_DATA_
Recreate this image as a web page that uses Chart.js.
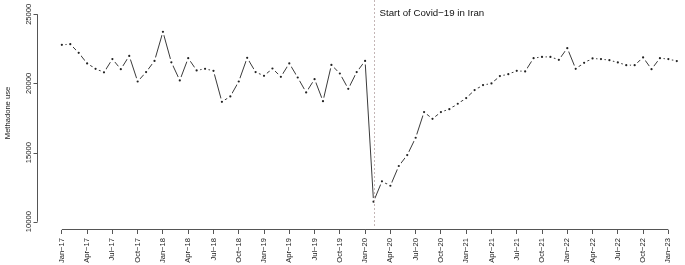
<!DOCTYPE html>
<html>
<head>
<meta charset="utf-8">
<script src="https://cdn.jsdelivr.net/npm/chart.js@4"></script>
<style>
  html, body { margin: 0; padding: 0; background: #fff; }
</style>
</head>
<body>
<canvas id="chart" width="685" height="265"></canvas>
<script>
// ─── Data ─────────────────────────────────────────────────────────────────────

const months = [
    'Jan−17','Feb−17','Mar−17','Apr−17','May−17','Jun−17','Jul−17','Aug−17','Sep−17','Oct−17','Nov−17','Dec−17',
    'Jan−18','Feb−18','Mar−18','Apr−18','May−18','Jun−18','Jul−18','Aug−18','Sep−18','Oct−18','Nov−18','Dec−18',
    'Jan−19','Feb−19','Mar−19','Apr−19','May−19','Jun−19','Jul−19','Aug−19','Sep−19','Oct−19','Nov−19','Dec−19',
    'Jan−20','Feb−20','Mar−20','Apr−20','May−20','Jun−20','Jul−20','Aug−20','Sep−20','Oct−20','Nov−20','Dec−20',
    'Jan−21','Feb−21','Mar−21','Apr−21','May−21','Jun−21','Jul−21','Aug−21','Sep−21','Oct−21','Nov−21','Dec−21',
    'Jan−22','Feb−22','Mar−22','Apr−22','May−22','Jun−22','Jul−22','Aug−22','Sep−22','Oct−22','Nov−22','Dec−22',
    'Jan−23','Feb−23'
];

const methadone = [
    22790, 22840, 22210, 21450, 21060, 20800, 21760, 21030, 21990, 20140, 20820, 21630,
    23730, 21530, 20220, 21830, 20940, 21060, 20910, 18670, 19060, 20140, 21850, 20820,
    20550, 21080, 20480, 21450, 20430, 19350, 20310, 18720, 21340, 20720, 19610, 20820,
    21630, 11450, 12920, 12600, 14030, 14820, 16070, 17930, 17440, 17930, 18140, 18530,
    18940, 19520, 19880, 20000, 20530, 20670, 20910, 20870, 21830, 21920, 21920, 21710,
    22550, 21060, 21490, 21810, 21760, 21680, 21520, 21320, 21320, 21880, 21030, 21830,
    21760, 21620
];

const tickLabels = [
    'Jan−17','Apr−17','Jul−17','Oct−17','Jan−18','Apr−18','Jul−18','Oct−18','Jan−19',
    'Apr−19','Jul−19','Oct−19','Jan−20','Apr−20','Jul−20','Oct−20','Jan−21','Apr−21',
    'Jul−21','Oct−21','Jan−22','Apr−22','Jul−22','Oct−22','Jan−23'
];

const yTicks = [10000, 15000, 20000, 25000];
const yTitle = 'Methadone use';
const covidMonth = 'Feb−20';
const covidLabel = 'Start of Covid−19 in Iran';

// ─── Helpers ──────────────────────────────────────────────────────────────────

const FONT = 'Liberation Sans, Arial, sans-serif';
const points = methadone.map((v, i) => ({ x: i, y: v }));

// R-style axes: lines only span the tick range, rotated y labels
const rAxes = {
    id: 'rAxes',
    afterDatasetsDraw(chart) {
        const { ctx, chartArea: a, scales: { x } } = chart;
        const cx = Math.round(x.getPixelForValue(months.indexOf(covidMonth))) + 0.5;
        ctx.save();
        ctx.strokeStyle = '#c4b6b6';
        ctx.lineWidth = 1;
        ctx.setLineDash([2, 2]);
        ctx.beginPath();
        ctx.moveTo(cx, a.top - 6);
        ctx.lineTo(cx, a.bottom - 2);
        ctx.stroke();
        ctx.setLineDash([]);
        ctx.fillStyle = '#111';
        ctx.font = `9.7px ${FONT}`;
        ctx.textBaseline = 'middle';
        ctx.fillText(covidLabel, cx + 5, 13);
        ctx.restore();
    },
    afterDraw(chart) {
        const { ctx, chartArea: a, scales: { x, y } } = chart;
        ctx.save();
        ctx.strokeStyle = '#555';
        ctx.lineWidth = 1;

        const xb = Math.round(a.bottom) - 0.5;
        ctx.beginPath();
        ctx.moveTo(x.getPixelForValue(0), xb);
        ctx.lineTo(x.getPixelForValue((tickLabels.length - 1) * 3), xb);
        ctx.stroke();

        const yl = Math.round(a.left) + 0.5;
        ctx.beginPath();
        ctx.moveTo(yl, y.getPixelForValue(yTicks[0]));
        ctx.lineTo(yl, y.getPixelForValue(yTicks[yTicks.length - 1]));
        yTicks.forEach(t => {
            const py = Math.round(y.getPixelForValue(t)) + 0.5;
            ctx.moveTo(yl, py);
            ctx.lineTo(yl - 4, py);
        });
        ctx.stroke();

        ctx.fillStyle = '#222';
        ctx.font = `7.6px ${FONT}`;
        ctx.textAlign = 'center';
        ctx.textBaseline = 'middle';
        yTicks.forEach(t => {
            ctx.save();
            ctx.translate(29, y.getPixelForValue(t));
            ctx.rotate(-Math.PI / 2);
            ctx.fillText(String(t), 0, 0);
            ctx.restore();
        });

        ctx.save();
        ctx.translate(8, 113);
        ctx.rotate(-Math.PI / 2);
        ctx.fillText(yTitle, 0, 0);
        ctx.restore();
        ctx.restore();
    }
};

// ─── Chart ────────────────────────────────────────────────────────────────────

new Chart(document.getElementById('chart'), {
    type: 'line',
    data: {
        datasets: [
            { data: points, borderColor: '#3a3a3a', borderWidth: 1, pointRadius: 0, order: 3 },
            { data: points, showLine: false, pointRadius: 3.6, pointBorderWidth: 0,
              pointBackgroundColor: '#fff', order: 2 },
            { data: points, showLine: false, pointRadius: 1.1, pointBorderWidth: 0,
              pointBackgroundColor: '#222', order: 1 }
        ]
    },
    options: {
        responsive: false,
        animation: false,
        events: [],
        layout: { padding: { top: 6, left: 0, right: 0, bottom: 0 } },
        plugins: { legend: { display: false }, tooltip: { enabled: false } },
        scales: {
            x: {
                type: 'linear',
                min: -2.95,
                max: 73.5,
                afterBuildTicks(scale) { scale.ticks = tickLabels.map((_, k) => ({ value: k * 3 })); },
                afterFit(scale) { scale.height = 35; },
                border: { display: false },
                grid: { drawOnChartArea: false, drawTicks: true, tickLength: 4, color: '#555' },
                ticks: {
                    autoSkip: false,
                    minRotation: 90,
                    maxRotation: 90,
                    padding: 4,
                    color: '#222',
                    font: { family: FONT, size: 7.6 },
                    callback: v => tickLabels[v / 3]
                }
            },
            y: {
                min: 9400,
                max: 25600,
                afterFit(scale) { scale.width = 37; },
                border: { display: false },
                grid: { display: false },
                ticks: { display: false }
            }
        }
    },
    plugins: [rAxes]
});
</script>
</body>
</html>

_YOUR INSTRUCTIONS_
Every line is to be duplicated exactly, though pictures stay out.

_RESPONSE_
Recreate this image as a web page that uses Chart.js.
<!DOCTYPE html>
<html>
<head>
<meta charset="utf-8">
<script src="https://cdn.jsdelivr.net/npm/chart.js@4"></script>
<style>
  html, body { margin: 0; padding: 0; background: #fff; }
</style>
</head>
<body>
<canvas id="chart" width="685" height="265"></canvas>
<script>
// ─── Data ─────────────────────────────────────────────────────────────────────

const months = [
    'Jan−17','Feb−17','Mar−17','Apr−17','May−17','Jun−17','Jul−17','Aug−17','Sep−17','Oct−17','Nov−17','Dec−17',
    'Jan−18','Feb−18','Mar−18','Apr−18','May−18','Jun−18','Jul−18','Aug−18','Sep−18','Oct−18','Nov−18','Dec−18',
    'Jan−19','Feb−19','Mar−19','Apr−19','May−19','Jun−19','Jul−19','Aug−19','Sep−19','Oct−19','Nov−19','Dec−19',
    'Jan−20','Feb−20','Mar−20','Apr−20','May−20','Jun−20','Jul−20','Aug−20','Sep−20','Oct−20','Nov−20','Dec−20',
    'Jan−21','Feb−21','Mar−21','Apr−21','May−21','Jun−21','Jul−21','Aug−21','Sep−21','Oct−21','Nov−21','Dec−21',
    'Jan−22','Feb−22','Mar−22','Apr−22','May−22','Jun−22','Jul−22','Aug−22','Sep−22','Oct−22','Nov−22','Dec−22',
    'Jan−23','Feb−23'
];

const methadone = [
    22790, 22840, 22210, 21450, 21060, 20800, 21760, 21030, 21990, 20140, 20820, 21630,
    23730, 21530, 20220, 21830, 20940, 21060, 20910, 18670, 19060, 20140, 21850, 20820,
    20550, 21080, 20480, 21450, 20430, 19350, 20310, 18720, 21340, 20720, 19610, 20820,
    21630, 11450, 12920, 12600, 14030, 14820, 16070, 17930, 17440, 17930, 18140, 18530,
    18940, 19520, 19880, 20000, 20530, 20670, 20910, 20870, 21830, 21920, 21920, 21710,
    22550, 21060, 21490, 21810, 21760, 21680, 21520, 21320, 21320, 21880, 21030, 21830,
    21760, 21620
];

const tickLabels = [
    'Jan−17','Apr−17','Jul−17','Oct−17','Jan−18','Apr−18','Jul−18','Oct−18','Jan−19',
    'Apr−19','Jul−19','Oct−19','Jan−20','Apr−20','Jul−20','Oct−20','Jan−21','Apr−21',
    'Jul−21','Oct−21','Jan−22','Apr−22','Jul−22','Oct−22','Jan−23'
];

const yTicks = [10000, 15000, 20000, 25000];
const yTitle = 'Methadone use';
const covidMonth = 'Feb−20';
const covidLabel = 'Start of Covid−19 in Iran';

// ─── Helpers ──────────────────────────────────────────────────────────────────

const FONT = 'Liberation Sans, Arial, sans-serif';
const points = methadone.map((v, i) => ({ x: i, y: v }));

// R-style axes: lines only span the tick range, rotated y labels
const rAxes = {
    id: 'rAxes',
    afterDatasetsDraw(chart) {
        const { ctx, chartArea: a, scales: { x } } = chart;
        const cx = Math.round(x.getPixelForValue(months.indexOf(covidMonth))) + 0.5;
        ctx.save();
        ctx.strokeStyle = '#c4b6b6';
        ctx.lineWidth = 1;
        ctx.setLineDash([2, 2]);
        ctx.beginPath();
        ctx.moveTo(cx, a.top - 6);
        ctx.lineTo(cx, a.bottom - 2);
        ctx.stroke();
        ctx.setLineDash([]);
        ctx.fillStyle = '#111';
        ctx.font = `9.7px ${FONT}`;
        ctx.textBaseline = 'middle';
        ctx.fillText(covidLabel, cx + 5, 13);
        ctx.restore();
    },
    afterDraw(chart) {
        const { ctx, chartArea: a, scales: { x, y } } = chart;
        ctx.save();
        ctx.strokeStyle = '#555';
        ctx.lineWidth = 1;

        const xb = Math.round(a.bottom) - 0.5;
        ctx.beginPath();
        ctx.moveTo(x.getPixelForValue(0), xb);
        ctx.lineTo(x.getPixelForValue((tickLabels.length - 1) * 3), xb);
        ctx.stroke();

        const yl = Math.round(a.left) + 0.5;
        ctx.beginPath();
        ctx.moveTo(yl, y.getPixelForValue(yTicks[0]));
        ctx.lineTo(yl, y.getPixelForValue(yTicks[yTicks.length - 1]));
        yTicks.forEach(t => {
            const py = Math.round(y.getPixelForValue(t)) + 0.5;
            ctx.moveTo(yl, py);
            ctx.lineTo(yl - 4, py);
        });
        ctx.stroke();

        ctx.fillStyle = '#222';
        ctx.font = `7.6px ${FONT}`;
        ctx.textAlign = 'center';
        ctx.textBaseline = 'middle';
        yTicks.forEach(t => {
            ctx.save();
            ctx.translate(29, y.getPixelForValue(t));
            ctx.rotate(-Math.PI / 2);
            ctx.fillText(String(t), 0, 0);
            ctx.restore();
        });

        ctx.save();
        ctx.translate(8, 113);
        ctx.rotate(-Math.PI / 2);
        ctx.fillText(yTitle, 0, 0);
        ctx.restore();
        ctx.restore();
    }
};

// ─── Chart ────────────────────────────────────────────────────────────────────

new Chart(document.getElementById('chart'), {
    type: 'line',
    data: {
        datasets: [
            { data: points, borderColor: '#3a3a3a', borderWidth: 1, pointRadius: 0, order: 3 },
            { data: points, showLine: false, pointRadius: 3.6, pointBorderWidth: 0,
              pointBackgroundColor: '#fff', order: 2 },
            { data: points, showLine: false, pointRadius: 1.1, pointBorderWidth: 0,
              pointBackgroundColor: '#222', order: 1 }
        ]
    },
    options: {
        responsive: false,
        animation: false,
        events: [],
        layout: { padding: { top: 6, left: 0, right: 0, bottom: 0 } },
        plugins: { legend: { display: false }, tooltip: { enabled: false } },
        scales: {
            x: {
                type: 'linear',
                min: -2.95,
                max: 73.5,
                afterBuildTicks(scale) { scale.ticks = tickLabels.map((_, k) => ({ value: k * 3 })); },
                afterFit(scale) { scale.height = 35; },
                border: { display: false },
                grid: { drawOnChartArea: false, drawTicks: true, tickLength: 4, color: '#555' },
                ticks: {
                    autoSkip: false,
                    minRotation: 90,
                    maxRotation: 90,
                    padding: 4,
                    color: '#222',
                    font: { family: FONT, size: 7.6 },
                    callback: v => tickLabels[v / 3]
                }
            },
            y: {
                min: 9400,
                max: 25600,
                afterFit(scale) { scale.width = 37; },
                border: { display: false },
                grid: { display: false },
                ticks: { display: false }
            }
        }
    },
    plugins: [rAxes]
});
</script>
</body>
</html>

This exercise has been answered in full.